Artists frame solutions to myriad problems

If you’re looking for works by Penn artists only in museums and galleries, then you’re missing out.

Beyond display cases and gallery walls, Graduate School of Fine Arts faculty and students are exercising their aesthetic sensibilities in the most unexpected places.

Take Joshua Mosley, assistant professor of animation and digital media, and his Digital Media Design students, for example. They have joined hands with Barry Silverman, professor of systems engineering, who is also affiliated with the School of Medicine and Wharton, to design Heart Sense, an interactive video game that clues players in on heart attack symptoms. Students working on the project have designed fonts and logos for the game and are even recording the characters’ voices.

The University’s Digital Media Design program—a collaboration between GSFA, the School of Engineering and Applied Science and the Annenberg School for Communication—is only one of the ways Penn artists are making an impact in the real world.

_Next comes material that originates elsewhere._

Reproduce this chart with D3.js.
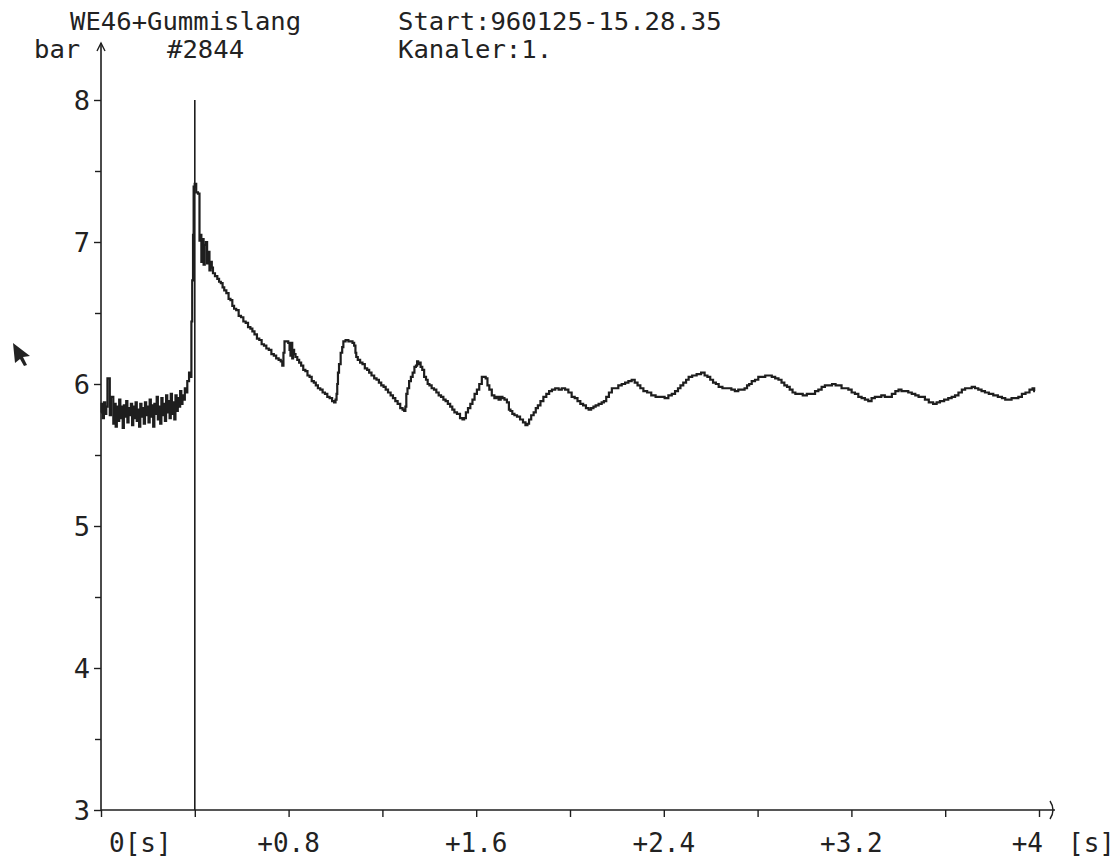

Another initiative, Penn Praxis, lets students do work for real clients, both within and outside the University, under the direction of GSFA faculty.

“What we’ve got is the fine arts doing things that engage with the world, making real products and real things,” said Gary Hack, dean of GSFA.

Lauren Churchman, who currently teaches a Penn Praxis graphics studio course called Practicum, said, “It’s absolutely hands-on. Part of the requirement for taking on clients is that they have a tangible project, something the students can put in their portfolios.” Churchman’s students are helping the Penn Alexander School design signage to enhance the school’s environmental curriculum. They are also working with the Office of the University Architect, offering concepts for the train trestle over South and Walnut streets that now carries Penn’s name and arms in white lettering on blue background.

Churchman said the course is a plus for community-based, nonprofit clients, who have a need for design solutions but often no budget for it.

GSFA’s reach into the larger world also spans several continents. In another Penn Praxis project, landscape students will advise the city of Taipei on how to improve its image. This is in addition to the school’s normal study abroad program, which offers as many as six opportunities per semester to do work internationally, said Hack.

And while the school excels in the traditional elements of art—painting, sculpture and photography, to name a few—Hack said art education at Penn is unique because it offers students so many interdisciplinary opportunities.

“I wouldn’t want to do an advertising design program alone. I’d only want to do it with Wharton,” he said. “I wouldn’t want to do a product design program on our own steam. We can do it uniquely with Mechanical Engineering. I think the real potential is for boundary crossing.”